Here are three ways I think the Scrum world is going to change in the next ten years.
- Greater emphasis on connecting to business leaders: the Scrum Alliance has recognized that in order for Scrum to have greater success in business, our community needs to speak with senior leaders and decision-makers to help them understand the Agile mindset. Scrum Alliance Board member, Steve Denning has been leading this work with the establishment of the eleven member Learning Consortium and his monthly webinars. It is my hope that in the next ten years many of the concepts identified in Radical Management are not considered so radical any more. I dream that more senior leaders and decision-makers will learn to appreciate, embrace and embody the Agile mindset in order to free up their teams and organization from meaningless work
- Recognition of the enterprise as a living organization: earlier this year, I read Frederic Laloux’s excellent book, Reinventing Organizations: A Guide to Creating Organizations Inspiring by the Next Stage of Human Consciousness. In this book, Laloux describes different types of organizations based on different levels of human development and cultural understanding using a color scale beginning with Infrared (the most primitive), Magenta, Red, Amber, Orange, Green and Teal (the most actualized). Organizations that are Orange tend to see the business as a machine and employees are highly focused on innovation, accountability and meritocracy to achieve success. Organizations that are considered Green see themselves as families and offer their members empowerment, a values-driven culture coupled with an inspirational purpose plus the inclusion of multiple stakeholder perspectives during decision making. Teal organizations consider the enterprise to be a living system and focus on providing greater and greater levels of self-management, inviting wholeness into the workplace and defining an evolutionary purpose to guide the living business. While the predominant paradigm for organizations today is Orange-Achievement, we are seeing the emergence of Green-Pluralistic and Teal-Evolutionary organizations that are disrupting the preeminence of the Orange paradigm. In the next ten years, I anticipate we will see more Green and Teal organizations thrive as they discover the Agile mindset is congruent with their worldview.

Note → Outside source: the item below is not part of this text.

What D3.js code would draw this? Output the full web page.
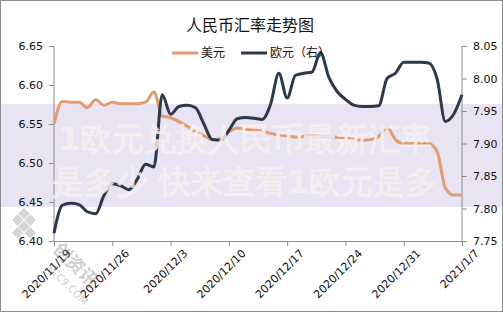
<!DOCTYPE html>
<html>
<head>
<meta charset="utf-8">
<script src="https://cdn.jsdelivr.net/npm/d3@7"></script>
<style>
  body { margin: 0; background: #fff; }
  #vis text { font-family: "DejaVu Sans", sans-serif; }
</style>
</head>
<body>
<div id="vis"></div>
<script>
const width = 503;
const height = 312;

// daily values from 2020/11/19 to 2021/1/7
const startDate = new Date(2020, 10, 19);
const endDate = new Date(2021, 0, 7);
const usd = [
  6.550, 6.579, 6.578, 6.578, 6.571, 6.581, 6.574, 6.578, 6.576, 6.576,
  6.576, 6.578, 6.591, 6.560, 6.558, 6.553, 6.547, 6.540, 6.535, 6.530,
  6.531, 6.540, 6.545, 6.543, 6.542, 6.541, 6.538, 6.536, 6.535, 6.533,
  6.534, 6.535, 6.534, 6.534, 6.533, 6.532, 6.530, 6.529, 6.530, 6.534,
  6.546, 6.530, 6.525, 6.525, 6.525, 6.525, 6.515, 6.468, 6.459, 6.459
];
const eur = [
  7.762, 7.805, 7.808, 7.806, 7.795, 7.792, 7.820, 7.838, 7.835, 7.829,
  7.845, 7.868, 7.864, 7.975, 7.945, 7.957, 7.959, 7.955, 7.930, 7.906,
  7.905, 7.920, 7.938, 7.940, 7.939, 7.937, 7.960, 8.008, 7.970, 8.005,
  8.008, 8.010, 8.040, 8.002, 7.980, 7.968, 7.959, 7.957, 7.957, 7.958,
  8.000, 8.008, 8.025, 8.025, 8.025, 8.024, 8.000, 7.934, 7.945, 7.975
];
const leftTicks = [6.40, 6.45, 6.50, 6.55, 6.60, 6.65];
const rightTicks = [7.75, 7.80, 7.85, 7.90, 7.95, 8.00, 8.05];
const seriesNames = ['美元', '欧元（右）'];
const colors = ['#E49B6D', '#2B3A4A'];

const dates = d3.timeDay.range(startDate, d3.timeDay.offset(endDate, 1));

const svg = d3.select('#vis')
  .append('svg')
  .attr('width', width)
  .attr('height', height);

const plot = { left: 54, right: 462, top: 46, bottom: 241 };

const x = d3.scaleTime().domain([startDate, endDate]).range([plot.left, plot.right]);
const yL = d3.scaleLinear().domain([6.40, 6.65]).range([plot.bottom, plot.top]);
const yR = d3.scaleLinear().domain([7.75, 8.05]).range([plot.bottom, plot.top]);

// frame
svg.append('rect')
  .attr('x', 0.5).attr('y', 0.5)
  .attr('width', width - 1).attr('height', height - 1)
  .attr('fill', '#fff').attr('stroke', '#8c8c8c');

// watermark band (behind lines)
svg.append('rect')
  .attr('x', 1).attr('y', 104)
  .attr('width', width - 2).attr('height', 103)
  .attr('fill', '#e8e4f3');

// axes
const axisL = svg.append('g')
  .attr('transform', `translate(${plot.left},0)`)
  .call(d3.axisLeft(yL).tickValues(leftTicks).tickFormat(d3.format('.2f')).tickSize(5).tickPadding(6));
const axisR = svg.append('g')
  .attr('transform', `translate(${plot.right},0)`)
  .call(d3.axisRight(yR).tickValues(rightTicks).tickFormat(d3.format('.2f')).tickSize(5).tickPadding(6));
const weekTicks = d3.timeDay.range(startDate, d3.timeDay.offset(endDate, 1), 7);
const axisB = svg.append('g')
  .attr('transform', `translate(0,${plot.bottom})`)
  .call(d3.axisBottom(x).tickValues(weekTicks).tickFormat(d3.timeFormat('%Y/%-m/%-d')).tickSize(5).tickSizeOuter(0));

[axisL, axisR, axisB].forEach(a => {
  a.select('.domain').attr('stroke', '#8c8c8c');
  a.selectAll('.tick line').attr('stroke', '#8c8c8c');
  a.selectAll('text').attr('fill', '#111').attr('font-size', 11);
});
axisL.select('.domain').attr('d', `M0,${plot.top}V${plot.bottom}`);
axisR.select('.domain').attr('d', `M0,${plot.top}V${plot.bottom}`);
axisB.selectAll('text')
  .attr('text-anchor', 'end')
  .attr('transform', 'translate(6,2) rotate(-45)')
  .attr('dy', '0.7em');

// lines
const lineL = d3.line().x((d, i) => x(dates[i])).y(d => yL(d)).curve(d3.curveMonotoneX);
const lineR = d3.line().x((d, i) => x(dates[i])).y(d => yR(d)).curve(d3.curveMonotoneX);

svg.append('path').datum(usd)
  .attr('d', lineL).attr('fill', 'none')
  .attr('stroke', colors[0]).attr('stroke-width', 3).attr('stroke-linejoin', 'round');
svg.append('path').datum(eur)
  .attr('d', lineR).attr('fill', 'none')
  .attr('stroke', colors[1]).attr('stroke-width', 3).attr('stroke-linejoin', 'round');

// title
svg.append('text')
  .attr('x', 250).attr('y', 31)
  .attr('text-anchor', 'middle')
  .style('font-family', '"Noto Sans CJK SC", sans-serif')
  .attr('font-size', 16)
  .attr('fill', '#111')
  .text('人民币汇率走势图');

// legend
const legendX = [172, 241];
seriesNames.forEach((name, i) => {
  const g = svg.append('g').attr('transform', `translate(${legendX[i]},53)`);
  g.append('line').attr('x1', 0).attr('x2', 26).attr('stroke', colors[i]).attr('stroke-width', 3);
  g.append('text').attr('x', 29).attr('dy', '0.35em')
    .style('font-family', '"Noto Sans CJK SC", sans-serif')
    .attr('font-size', 12).attr('fill', '#111').text(name);
});

// overlay text watermark
const wm = svg.append('g')
  .style('font-family', '"Noto Sans CJK SC", sans-serif')
  .attr('font-size', 32).attr('font-weight', 'bold')
  .attr('fill', '#f6f2f0').attr('opacity', 0.85);
wm.append('text').attr('x', 58).attr('y', 150).text('1欧元兑换人民币最新汇率');
wm.append('text').attr('x', 52).attr('y', 193).text('是多少 快来查看1欧元是多');

// logo watermark
const logo = svg.append('g').attr('opacity', 0.35);
[[0, 0], [1, 0], [0, 1], [1, 1], [2, 1], [1, 2]].forEach(([i, j]) => {
  logo.append('rect')
    .attr('width', 8).attr('height', 8)
    .attr('transform', `translate(24,208) rotate(45) translate(${i * 9},${j * 9})`)
    .attr('fill', '#888');
});
logo.append('text')
  .attr('transform', 'translate(52,250) rotate(45)')
  .style('font-family', '"Noto Sans CJK SC", sans-serif')
  .attr('font-size', 18).attr('font-weight', 'bold').attr('fill', '#777')
  .text('创资讯');
logo.append('text')
  .attr('transform', 'translate(46,268) rotate(45)')
  .attr('font-size', 10).attr('fill', '#777')
  .text('SCC9.COM');
</script>
</body>
</html>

- More Scrum applied outside of software: people have always been interested in applying Scrum outside the world of software development. As early as 2003, Lee Devlin wrote a popular book, Artful Making: What Managers Need to Know About How Artist Work, linking the work of theater companies to the world of Agile software development. Starting in 2006, Joe Justice founded Team WIKISPEED to apply what he learned from the Agile software development world to making a car that can travel 100 mile per gallon and used that knowledge to promote eXtreme Manufacturing and Scrum in Hardware. In 2009, Arline Sutherland published a paper describing her efforts of using Scrum in church. John Miller (@agileschools) has been a leading proponent of bringing Agile concepts to primary and secondary education with Agile Classrooms. I am hopeful we will witness more of these accomplishments of using Scrum outside of software in the next ten years.
- Continuing education beyond the basics: to accelerate Scrum and Agile in the next ten years requires more than a basic CSM or CPO. To be truly successful, Scrum practitioners will need the advance skills. Lyssa Adkins has begun this work in the US with her Agile Coaching Institute, Geoff Watts is attacking this problem in the UK with ScrumMastery training and Karen Greaves and Sam Laing are doing this fine work by developing online courses in South Africa. Next year, I will be introducing CSP Fast Pass to help people become Certified Scrum Professionals to help them do those hard Agile jobs better.